Using GPT to train Bayes classifier
Another interesting approach involves using GPT to supervise Bayes engine training. In this case, we benefit from the best of both worlds: GPT can operate without training, while Bayes can catch up afterward and perform instead of GPT (or at least serve as a cost-saving alternative).
So we tested GPT training Bayes and compared efficiency using the same methodologies.
GPT results:
Metric Value
------------------------------
True Positives 128
False Positives 13
True Negatives 301
False Negatives 68
Accuracy 0.84
Precision 0.91
Recall 0.65
F1 Score 0.76
Classified (%) 97.89
Elapsed time (seconds) 341.77
Bayes classifier results (trained by GPT in the previous test iteration):
Metric Value
------------------------------
True Positives 19
False Positives 43
True Negatives 269
False Negatives 9
Accuracy 0.85
Precision 0.31
Recall 0.68
F1 Score 0.42
Classified (%) 65.26
Elapsed time (seconds) 29.18
Bayes still exhibits uncertainty in classification, with more false positives than GPT. Improvement could be achieved through autolearning and by refining the corpus used for testing (our corpus contains many ham emails that look like spam even for human evaluators).
Plugin design
The GPT plugin operates as follows:
- It selects messages that qualify several pre-checks:
- they must not contain any symbols from the
excluded
set (e.g.

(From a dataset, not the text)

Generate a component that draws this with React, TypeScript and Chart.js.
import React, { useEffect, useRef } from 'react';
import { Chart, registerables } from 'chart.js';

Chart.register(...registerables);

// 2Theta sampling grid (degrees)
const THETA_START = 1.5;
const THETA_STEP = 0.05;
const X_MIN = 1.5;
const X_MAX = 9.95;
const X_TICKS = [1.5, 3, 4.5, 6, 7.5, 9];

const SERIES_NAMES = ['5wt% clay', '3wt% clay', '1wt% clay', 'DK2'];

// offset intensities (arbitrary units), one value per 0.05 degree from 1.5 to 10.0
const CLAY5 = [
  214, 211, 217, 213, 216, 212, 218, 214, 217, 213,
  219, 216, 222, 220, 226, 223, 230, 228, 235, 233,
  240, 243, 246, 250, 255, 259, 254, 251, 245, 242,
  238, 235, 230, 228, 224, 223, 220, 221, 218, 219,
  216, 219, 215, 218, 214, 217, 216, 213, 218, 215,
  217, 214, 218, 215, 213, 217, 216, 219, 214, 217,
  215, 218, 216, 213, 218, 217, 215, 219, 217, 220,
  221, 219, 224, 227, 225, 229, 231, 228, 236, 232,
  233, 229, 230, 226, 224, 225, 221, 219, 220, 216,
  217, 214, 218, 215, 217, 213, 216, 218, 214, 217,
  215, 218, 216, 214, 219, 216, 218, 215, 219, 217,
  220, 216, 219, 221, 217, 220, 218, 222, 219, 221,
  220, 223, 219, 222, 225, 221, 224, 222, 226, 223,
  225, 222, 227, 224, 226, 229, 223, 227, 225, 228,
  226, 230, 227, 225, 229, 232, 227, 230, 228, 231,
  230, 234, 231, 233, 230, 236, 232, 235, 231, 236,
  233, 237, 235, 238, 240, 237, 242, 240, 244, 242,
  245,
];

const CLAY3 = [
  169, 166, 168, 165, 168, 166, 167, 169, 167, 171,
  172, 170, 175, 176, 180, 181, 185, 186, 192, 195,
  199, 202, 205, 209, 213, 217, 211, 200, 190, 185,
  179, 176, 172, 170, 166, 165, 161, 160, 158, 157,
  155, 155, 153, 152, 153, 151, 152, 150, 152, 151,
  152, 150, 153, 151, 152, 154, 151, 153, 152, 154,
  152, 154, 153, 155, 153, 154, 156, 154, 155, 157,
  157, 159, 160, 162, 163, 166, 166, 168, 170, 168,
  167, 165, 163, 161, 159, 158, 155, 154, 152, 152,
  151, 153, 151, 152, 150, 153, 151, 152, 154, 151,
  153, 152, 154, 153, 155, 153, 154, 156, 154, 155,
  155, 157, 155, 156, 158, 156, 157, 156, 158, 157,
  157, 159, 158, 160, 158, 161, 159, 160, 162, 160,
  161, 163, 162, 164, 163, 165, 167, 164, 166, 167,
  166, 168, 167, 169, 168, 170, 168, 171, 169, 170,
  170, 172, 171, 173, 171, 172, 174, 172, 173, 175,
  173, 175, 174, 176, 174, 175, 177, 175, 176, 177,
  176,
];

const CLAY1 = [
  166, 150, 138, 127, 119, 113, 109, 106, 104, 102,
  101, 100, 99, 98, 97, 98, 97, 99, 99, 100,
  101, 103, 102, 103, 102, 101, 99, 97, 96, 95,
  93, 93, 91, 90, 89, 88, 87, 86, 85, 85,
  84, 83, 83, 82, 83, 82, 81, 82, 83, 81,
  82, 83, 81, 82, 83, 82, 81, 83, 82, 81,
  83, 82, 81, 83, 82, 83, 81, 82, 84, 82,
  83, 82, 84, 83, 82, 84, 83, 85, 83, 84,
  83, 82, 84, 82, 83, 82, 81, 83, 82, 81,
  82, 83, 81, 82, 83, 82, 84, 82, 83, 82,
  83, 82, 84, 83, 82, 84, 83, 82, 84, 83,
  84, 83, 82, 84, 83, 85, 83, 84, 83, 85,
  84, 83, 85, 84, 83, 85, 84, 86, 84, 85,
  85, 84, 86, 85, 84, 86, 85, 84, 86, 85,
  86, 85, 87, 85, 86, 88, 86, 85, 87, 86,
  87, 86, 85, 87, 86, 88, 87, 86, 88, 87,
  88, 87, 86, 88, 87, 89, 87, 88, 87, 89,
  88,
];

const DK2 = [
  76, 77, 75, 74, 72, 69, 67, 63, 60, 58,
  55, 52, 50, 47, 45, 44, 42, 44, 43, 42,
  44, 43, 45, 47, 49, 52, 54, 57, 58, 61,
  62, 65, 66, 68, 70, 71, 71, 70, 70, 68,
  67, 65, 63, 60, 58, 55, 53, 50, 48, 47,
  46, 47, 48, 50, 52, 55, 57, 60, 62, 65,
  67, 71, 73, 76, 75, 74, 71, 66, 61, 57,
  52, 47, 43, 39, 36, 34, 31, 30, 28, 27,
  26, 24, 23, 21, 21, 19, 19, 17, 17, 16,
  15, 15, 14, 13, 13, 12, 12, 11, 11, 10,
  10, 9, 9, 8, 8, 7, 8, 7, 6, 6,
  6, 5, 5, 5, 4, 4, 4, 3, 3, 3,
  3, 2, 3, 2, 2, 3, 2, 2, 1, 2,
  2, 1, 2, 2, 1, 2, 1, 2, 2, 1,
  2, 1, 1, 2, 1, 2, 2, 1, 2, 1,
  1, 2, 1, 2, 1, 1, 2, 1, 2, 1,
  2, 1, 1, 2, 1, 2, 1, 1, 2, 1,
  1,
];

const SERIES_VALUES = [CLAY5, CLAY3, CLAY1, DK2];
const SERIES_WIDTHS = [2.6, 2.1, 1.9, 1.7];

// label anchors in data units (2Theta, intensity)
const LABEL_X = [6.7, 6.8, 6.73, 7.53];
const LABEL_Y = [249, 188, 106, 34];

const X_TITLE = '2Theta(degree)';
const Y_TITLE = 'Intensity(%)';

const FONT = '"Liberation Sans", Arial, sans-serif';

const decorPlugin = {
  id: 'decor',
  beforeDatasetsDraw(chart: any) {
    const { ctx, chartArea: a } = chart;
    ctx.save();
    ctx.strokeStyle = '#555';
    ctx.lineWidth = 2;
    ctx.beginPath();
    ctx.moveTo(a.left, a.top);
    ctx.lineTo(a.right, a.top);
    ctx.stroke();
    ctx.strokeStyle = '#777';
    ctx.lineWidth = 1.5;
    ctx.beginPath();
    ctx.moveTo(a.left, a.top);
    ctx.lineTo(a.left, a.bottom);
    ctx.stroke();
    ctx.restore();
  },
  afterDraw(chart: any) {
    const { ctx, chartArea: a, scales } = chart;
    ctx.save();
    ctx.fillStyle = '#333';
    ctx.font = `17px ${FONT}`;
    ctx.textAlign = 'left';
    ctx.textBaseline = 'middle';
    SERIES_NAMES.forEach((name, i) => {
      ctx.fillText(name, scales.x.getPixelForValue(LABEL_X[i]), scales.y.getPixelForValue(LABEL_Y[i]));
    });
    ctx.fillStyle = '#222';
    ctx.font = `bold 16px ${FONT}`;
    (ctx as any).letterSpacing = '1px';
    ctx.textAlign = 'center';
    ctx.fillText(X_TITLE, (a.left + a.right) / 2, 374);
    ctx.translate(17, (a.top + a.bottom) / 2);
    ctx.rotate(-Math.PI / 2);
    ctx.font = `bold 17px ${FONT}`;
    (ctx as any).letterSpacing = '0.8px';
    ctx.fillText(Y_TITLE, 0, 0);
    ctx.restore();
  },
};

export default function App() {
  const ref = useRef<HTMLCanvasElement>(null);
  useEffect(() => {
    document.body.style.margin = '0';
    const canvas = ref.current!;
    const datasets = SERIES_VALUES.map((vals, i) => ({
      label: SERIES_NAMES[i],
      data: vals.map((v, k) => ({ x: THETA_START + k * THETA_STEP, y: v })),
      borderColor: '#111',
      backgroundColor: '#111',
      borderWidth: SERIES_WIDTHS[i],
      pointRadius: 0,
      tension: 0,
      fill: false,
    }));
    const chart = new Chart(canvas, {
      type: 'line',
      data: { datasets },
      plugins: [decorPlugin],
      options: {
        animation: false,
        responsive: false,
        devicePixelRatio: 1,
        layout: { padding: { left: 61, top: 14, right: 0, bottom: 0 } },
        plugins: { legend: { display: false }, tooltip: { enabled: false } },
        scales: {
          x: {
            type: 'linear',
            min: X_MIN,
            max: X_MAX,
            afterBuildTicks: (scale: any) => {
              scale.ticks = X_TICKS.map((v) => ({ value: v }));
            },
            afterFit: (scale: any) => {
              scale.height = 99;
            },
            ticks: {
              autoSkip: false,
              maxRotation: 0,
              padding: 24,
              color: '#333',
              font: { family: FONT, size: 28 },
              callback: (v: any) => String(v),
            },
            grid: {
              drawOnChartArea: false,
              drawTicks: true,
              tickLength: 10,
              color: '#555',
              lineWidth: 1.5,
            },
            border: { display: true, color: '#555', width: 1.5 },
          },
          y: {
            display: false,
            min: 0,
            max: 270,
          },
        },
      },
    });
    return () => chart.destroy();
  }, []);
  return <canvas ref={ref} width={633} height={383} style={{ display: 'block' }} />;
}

Fuzzy/Bayes spam/Whitelists) - they must not clearly appear as ham or spam (e.g. with reject action or no action with a high negative score)
- they should have enough text tokens in the meaningful displayed part
- they must not contain any symbols from the
- If a message satisfies these checks, Rspamd selects the displayed part (e.g. HTML) and sends the following content to GPT:
- text part content as a single-line string (honoring limits if necessary)
- message subject
- displayed From
- some details about URLs (e.g. domains)
- This data is merged with a prompt to GPT requesting an evaluation of the email’s spam probability, with the output returned in JSON format (other output types may sometimes allow GPT to provide human-readable text that is very difficult to parse)
- After these steps, a corresponding symbol with a confidence score is inserted
- With autolearning enabled, Rspamd also trains the supervised classifier (Bayes)
Pricing considerations and conclusions
OpenAI provides an API for these requests, incurring costs (currently no free tier available). However, for personal email usage or automated Bayes training without manual intervention, GPT presents a viable option. For instance, processing a substantial volume of personal emails with GPT-3.5 costs approximately $0.05 daily (for about 100k tokens).
For large-scale email systems, it may be preferable to use another LLM (e.g. llama) internally on a GPU-powered platform. The current plugin is designed to integrate with different LLM types without significant modifications. This approach also enhances data privacy by avoiding sending email content to a third-party service (though OpenAI claims their models do not learn from API requests).
Despite not achieving 100% accuracy, the GPT plugin demonstrates efficiency comparable to human-filtered email. Future enhancements will focus on improving accuracy through additional metadata integration into the GPT engine, while optimizing token usage efficiency. There are also plans to better utilize LLM knowledge in Rspamd, particularly for better fine-grained classification.
The GPT plugin will be available starting from Rspamd 3.9, requiring an OpenAI API key and financial commitment for accessing ChatGPT services.